## START WORKING DATA

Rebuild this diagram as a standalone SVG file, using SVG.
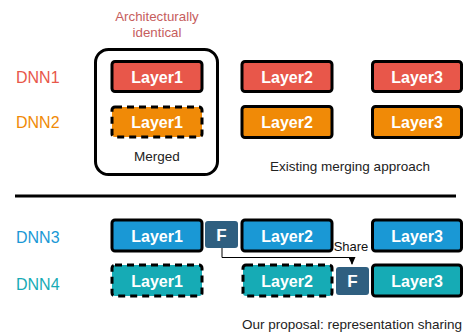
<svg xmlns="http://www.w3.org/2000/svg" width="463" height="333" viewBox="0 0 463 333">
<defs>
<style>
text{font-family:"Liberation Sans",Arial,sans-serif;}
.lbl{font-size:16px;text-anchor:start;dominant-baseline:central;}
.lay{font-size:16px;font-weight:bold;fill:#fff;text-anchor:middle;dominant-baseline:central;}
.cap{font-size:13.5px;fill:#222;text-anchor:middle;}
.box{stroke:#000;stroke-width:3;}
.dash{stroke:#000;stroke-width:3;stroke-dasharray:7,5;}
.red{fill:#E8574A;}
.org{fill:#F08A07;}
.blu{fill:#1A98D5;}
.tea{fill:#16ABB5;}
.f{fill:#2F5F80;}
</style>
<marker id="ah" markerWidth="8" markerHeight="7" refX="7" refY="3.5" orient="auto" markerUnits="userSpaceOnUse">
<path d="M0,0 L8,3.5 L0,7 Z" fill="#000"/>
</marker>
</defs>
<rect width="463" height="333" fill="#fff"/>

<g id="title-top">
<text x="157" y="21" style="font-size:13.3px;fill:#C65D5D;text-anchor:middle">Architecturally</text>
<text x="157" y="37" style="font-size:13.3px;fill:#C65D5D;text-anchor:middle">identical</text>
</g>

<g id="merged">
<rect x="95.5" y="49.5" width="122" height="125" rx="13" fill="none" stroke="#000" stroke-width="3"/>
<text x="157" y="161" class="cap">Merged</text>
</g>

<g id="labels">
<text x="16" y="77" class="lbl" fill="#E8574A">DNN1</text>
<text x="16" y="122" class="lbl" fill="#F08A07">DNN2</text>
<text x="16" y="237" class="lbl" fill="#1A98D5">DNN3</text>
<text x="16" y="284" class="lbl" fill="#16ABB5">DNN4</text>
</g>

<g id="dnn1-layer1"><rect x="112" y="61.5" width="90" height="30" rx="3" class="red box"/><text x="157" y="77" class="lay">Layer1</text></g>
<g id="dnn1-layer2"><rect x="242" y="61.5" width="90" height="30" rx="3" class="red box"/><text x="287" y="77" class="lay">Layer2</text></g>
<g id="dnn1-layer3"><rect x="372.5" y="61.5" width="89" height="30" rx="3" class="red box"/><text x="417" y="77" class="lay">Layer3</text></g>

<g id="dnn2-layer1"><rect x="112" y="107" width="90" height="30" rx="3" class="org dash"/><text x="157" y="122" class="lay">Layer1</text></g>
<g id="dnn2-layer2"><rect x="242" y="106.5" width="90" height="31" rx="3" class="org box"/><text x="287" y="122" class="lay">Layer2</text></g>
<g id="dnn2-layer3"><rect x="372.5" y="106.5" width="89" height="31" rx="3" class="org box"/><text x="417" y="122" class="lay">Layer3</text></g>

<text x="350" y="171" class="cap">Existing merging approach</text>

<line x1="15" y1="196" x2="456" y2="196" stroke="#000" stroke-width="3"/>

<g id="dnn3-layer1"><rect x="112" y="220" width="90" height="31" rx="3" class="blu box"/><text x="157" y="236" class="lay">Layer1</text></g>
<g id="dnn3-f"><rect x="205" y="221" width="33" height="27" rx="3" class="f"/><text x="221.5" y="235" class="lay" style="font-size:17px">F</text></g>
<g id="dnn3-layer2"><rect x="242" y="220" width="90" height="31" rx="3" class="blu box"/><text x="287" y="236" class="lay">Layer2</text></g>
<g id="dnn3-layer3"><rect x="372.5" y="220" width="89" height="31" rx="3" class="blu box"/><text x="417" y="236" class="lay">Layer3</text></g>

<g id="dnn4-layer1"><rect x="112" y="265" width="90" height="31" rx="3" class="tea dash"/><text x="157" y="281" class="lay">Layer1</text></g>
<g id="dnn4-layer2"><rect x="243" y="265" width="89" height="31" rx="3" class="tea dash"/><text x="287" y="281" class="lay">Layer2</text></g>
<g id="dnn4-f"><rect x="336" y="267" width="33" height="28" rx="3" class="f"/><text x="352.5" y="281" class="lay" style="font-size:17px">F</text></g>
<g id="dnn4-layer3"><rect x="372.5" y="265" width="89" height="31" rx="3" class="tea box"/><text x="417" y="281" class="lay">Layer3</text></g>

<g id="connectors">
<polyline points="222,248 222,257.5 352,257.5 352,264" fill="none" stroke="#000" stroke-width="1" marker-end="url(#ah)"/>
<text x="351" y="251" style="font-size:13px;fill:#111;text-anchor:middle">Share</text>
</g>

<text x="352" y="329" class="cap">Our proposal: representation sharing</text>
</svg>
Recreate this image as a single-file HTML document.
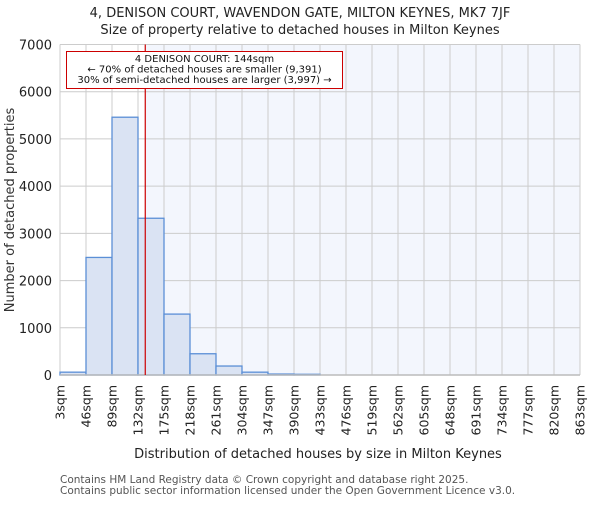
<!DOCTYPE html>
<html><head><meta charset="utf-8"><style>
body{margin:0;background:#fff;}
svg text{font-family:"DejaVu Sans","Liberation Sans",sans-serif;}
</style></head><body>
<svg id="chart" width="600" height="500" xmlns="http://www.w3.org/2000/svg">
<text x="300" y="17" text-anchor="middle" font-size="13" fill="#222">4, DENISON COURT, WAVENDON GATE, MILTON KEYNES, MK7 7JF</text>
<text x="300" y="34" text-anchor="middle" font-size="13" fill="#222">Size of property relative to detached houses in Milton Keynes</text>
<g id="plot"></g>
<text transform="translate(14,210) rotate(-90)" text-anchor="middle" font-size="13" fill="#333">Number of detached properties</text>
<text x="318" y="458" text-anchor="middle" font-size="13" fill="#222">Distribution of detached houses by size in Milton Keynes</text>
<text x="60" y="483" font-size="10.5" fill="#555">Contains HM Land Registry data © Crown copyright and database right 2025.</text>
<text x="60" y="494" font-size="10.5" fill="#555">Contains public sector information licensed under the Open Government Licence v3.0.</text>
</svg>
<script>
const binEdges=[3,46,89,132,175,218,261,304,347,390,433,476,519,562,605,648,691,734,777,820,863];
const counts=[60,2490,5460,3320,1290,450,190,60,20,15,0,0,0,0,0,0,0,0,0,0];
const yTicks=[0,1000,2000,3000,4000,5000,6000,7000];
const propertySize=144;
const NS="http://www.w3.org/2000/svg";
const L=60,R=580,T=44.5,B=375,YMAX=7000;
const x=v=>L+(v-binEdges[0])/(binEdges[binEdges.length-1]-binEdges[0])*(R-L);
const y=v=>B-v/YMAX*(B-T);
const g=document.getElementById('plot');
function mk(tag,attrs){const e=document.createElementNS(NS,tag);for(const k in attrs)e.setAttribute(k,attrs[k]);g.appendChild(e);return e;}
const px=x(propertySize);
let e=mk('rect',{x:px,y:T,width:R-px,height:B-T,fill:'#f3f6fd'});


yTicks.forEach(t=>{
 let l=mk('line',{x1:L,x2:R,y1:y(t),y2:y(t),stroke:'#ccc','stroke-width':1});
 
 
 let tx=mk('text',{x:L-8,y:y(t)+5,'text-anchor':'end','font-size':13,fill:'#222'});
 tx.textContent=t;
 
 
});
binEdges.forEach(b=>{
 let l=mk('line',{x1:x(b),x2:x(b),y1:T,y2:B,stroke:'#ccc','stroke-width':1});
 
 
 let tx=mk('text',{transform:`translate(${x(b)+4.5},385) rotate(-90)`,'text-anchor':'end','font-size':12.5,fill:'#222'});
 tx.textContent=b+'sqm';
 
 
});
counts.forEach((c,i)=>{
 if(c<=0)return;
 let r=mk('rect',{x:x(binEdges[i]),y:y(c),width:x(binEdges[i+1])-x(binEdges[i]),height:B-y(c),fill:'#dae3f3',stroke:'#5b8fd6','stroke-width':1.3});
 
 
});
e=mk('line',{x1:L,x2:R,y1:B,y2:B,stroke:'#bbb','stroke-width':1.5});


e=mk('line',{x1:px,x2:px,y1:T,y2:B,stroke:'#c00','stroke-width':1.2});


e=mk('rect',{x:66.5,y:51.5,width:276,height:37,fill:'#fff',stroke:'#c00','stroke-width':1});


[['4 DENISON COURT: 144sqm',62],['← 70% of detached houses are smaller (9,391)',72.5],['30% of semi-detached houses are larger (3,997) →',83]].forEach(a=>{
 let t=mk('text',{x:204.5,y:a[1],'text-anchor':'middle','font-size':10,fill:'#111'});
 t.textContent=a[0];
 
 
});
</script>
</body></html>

## END WORKING DATA

• PROBLEM DESCRIPTION: Go up to the line with "Recreate this image" and retype exactly from there through the line with "tx.textContent=t;". Leave out pictures.

• ANSWER TO THIS EXERCISE:
Recreate this image as a single-file HTML document.
<!DOCTYPE html>
<html><head><meta charset="utf-8"><style>
body{margin:0;background:#fff;}
svg text{font-family:"DejaVu Sans","Liberation Sans",sans-serif;}
</style></head><body>
<svg id="chart" width="600" height="500" xmlns="http://www.w3.org/2000/svg">
<text x="300" y="17" text-anchor="middle" font-size="13" fill="#222">4, DENISON COURT, WAVENDON GATE, MILTON KEYNES, MK7 7JF</text>
<text x="300" y="34" text-anchor="middle" font-size="13" fill="#222">Size of property relative to detached houses in Milton Keynes</text>
<g id="plot"></g>
<text transform="translate(14,210) rotate(-90)" text-anchor="middle" font-size="13" fill="#333">Number of detached properties</text>
<text x="318" y="458" text-anchor="middle" font-size="13" fill="#222">Distribution of detached houses by size in Milton Keynes</text>
<text x="60" y="483" font-size="10.5" fill="#555">Contains HM Land Registry data © Crown copyright and database right 2025.</text>
<text x="60" y="494" font-size="10.5" fill="#555">Contains public sector information licensed under the Open Government Licence v3.0.</text>
</svg>
<script>
const binEdges=[3,46,89,132,175,218,261,304,347,390,433,476,519,562,605,648,691,734,777,820,863];
const counts=[60,2490,5460,3320,1290,450,190,60,20,15,0,0,0,0,0,0,0,0,0,0];
const yTicks=[0,1000,2000,3000,4000,5000,6000,7000];
const propertySize=144;
const NS="http://www.w3.org/2000/svg";
const L=60,R=580,T=44.5,B=375,YMAX=7000;
const x=v=>L+(v-binEdges[0])/(binEdges[binEdges.length-1]-binEdges[0])*(R-L);
const y=v=>B-v/YMAX*(B-T);
const g=document.getElementById('plot');
function mk(tag,attrs){const e=document.createElementNS(NS,tag);for(const k in attrs)e.setAttribute(k,attrs[k]);g.appendChild(e);return e;}
const px=x(propertySize);
let e=mk('rect',{x:px,y:T,width:R-px,height:B-T,fill:'#f3f6fd'});


yTicks.forEach(t=>{
 let l=mk('line',{x1:L,x2:R,y1:y(t),y2:y(t),stroke:'#ccc','stroke-width':1});
 
 
 let tx=mk('text',{x:L-8,y:y(t)+5,'text-anchor':'end','font-size':13,fill:'#222'});
 tx.textContent=t;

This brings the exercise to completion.